🤖 AI Summary
This work addresses the challenges of partial observability and perceptual inconsistency in large-scale dynamic scenes caused by missing viewpoints and sparse observations. To this end, the authors propose AW4RE, a perception-centric generative world model that uniquely integrates 4D spatiotemporal information into active world modeling. AW4RE enables active querying of native sensor environments through 4D-informed evidence retrieval, action-conditioned geometric modeling, temporal consistency constraints, and conditional generative completion. Under extreme conditions—including severe viewpoint shifts, temporal discontinuities, and geometric sparsity—AW4RE substantially outperforms existing geometry-aware generative approaches, demonstrating markedly more stable and temporally coherent observation prediction capabilities.
📝 Abstract
Physical awareness, especially in a large and dynamic environment, is shaped by sensing decisions that determine observability across space, time, and scale, while observations impact the quality of sensing decisions. This loopy information structure makes physical awareness a fundamentally challenging decision problem with partial observations.
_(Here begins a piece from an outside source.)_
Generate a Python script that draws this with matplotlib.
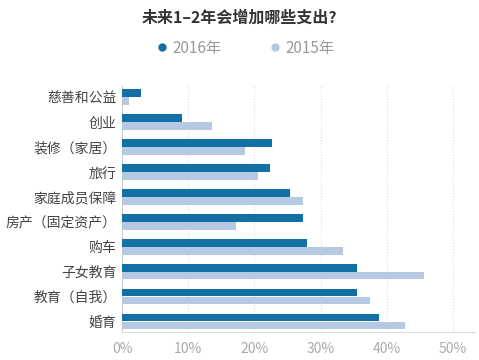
import matplotlib.pyplot as plt
from matplotlib.lines import Line2D
import numpy as np

plt.rcParams['font.family'] = ['Noto Sans CJK SC', 'DejaVu Sans']

# data (percent)
categories = ['慈善和公益', '创业', '装修（家居）', '旅行', '家庭成员保障',
              '房产（固定资产）', '购车', '子女教育', '教育（自我）', '婚育']
y2016 = [2.9, 9.1, 22.6, 22.3, 25.3, 27.4, 28.0, 35.5, 35.5, 38.8]
y2015 = [1.1, 13.6, 18.6, 20.6, 27.3, 17.2, 33.4, 45.6, 37.4, 42.7]
xticks = [0, 10, 20, 30, 40, 50]

dark = '#1270a5'
light = '#b5c9e3'

fig = plt.figure(figsize=(4.79, 3.6), dpi=100)
ax = fig.add_axes([0.2547, 0.078, 0.737, 0.683])

pos = np.arange(len(categories))
h = 0.31
ax.barh(pos - 0.16, y2016, height=h, color=dark, zorder=3)
ax.barh(pos + 0.16, y2015, height=h, color=light, zorder=3)

ax.set_ylim(9.42, -0.45)
ax.set_xlim(0, 53.3)
ax.set_yticks(pos)
ax.set_yticklabels(categories, fontsize=10, color='#444444')
ax.set_xticks(xticks)
ax.set_xticklabels([f'{t}%' for t in xticks], fontsize=10, color='#aaaaaa')
ax.tick_params(axis='both', length=0, pad=4)
ax.tick_params(axis='x', pad=7)

ax.grid(axis='x', linestyle=':', color='#dddddd', linewidth=0.8, zorder=0)
for s in ['top', 'right']:
    ax.spines[s].set_visible(False)
ax.spines['left'].set_color('#cccccc')
ax.spines['bottom'].set_color('#dddddd')

fig.text(0.499, 0.952, '未来1–2年会增加哪些支出?', ha='center', va='center',
         fontsize=11.5, fontweight='bold', color='#333333')

handles = [Line2D([], [], marker='o', linestyle='none', color=dark, markersize=5),
           Line2D([], [], marker='o', linestyle='none', color=light, markersize=5)]
fig.legend(handles, ['2016年', '2015年'], loc='center', bbox_to_anchor=(0.51, 0.866),
           ncol=2, frameon=False, fontsize=11, labelcolor='#999999',
           handletextpad=0.2, columnspacing=3.0, handlelength=1.0)

fig.savefig('out.png', dpi=100)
While in the past decade we have witnessed the unprecedented success of reinforcement learning (RL) in problems with full observability, decision problems with partial observation, such as POMDPs, remain largely open: real-world explorations are excessively costly, while sim-to-real pipeline suffer from unobserved viewpoints. We introduce AW4RE (Active World-model with 4D-informed Retrieval for Exploration), an awareness-centric generative world model that provides a sensor-native surrogate environment for exploring sensing queries. Conditioned on a queried sensing action, AW4RE estimates the action-conditioned observation process. This is done by combining 4D-informed evidence retrieval, action-conditioned geometric support with temporal coherence, and conditional generative completion. Experiments demonstrate that AW4RE produces more grounded and consistent predictions than geometry-aware generative baselines under extreme viewpoint shifts, temporal gaps, and sparse geometric support.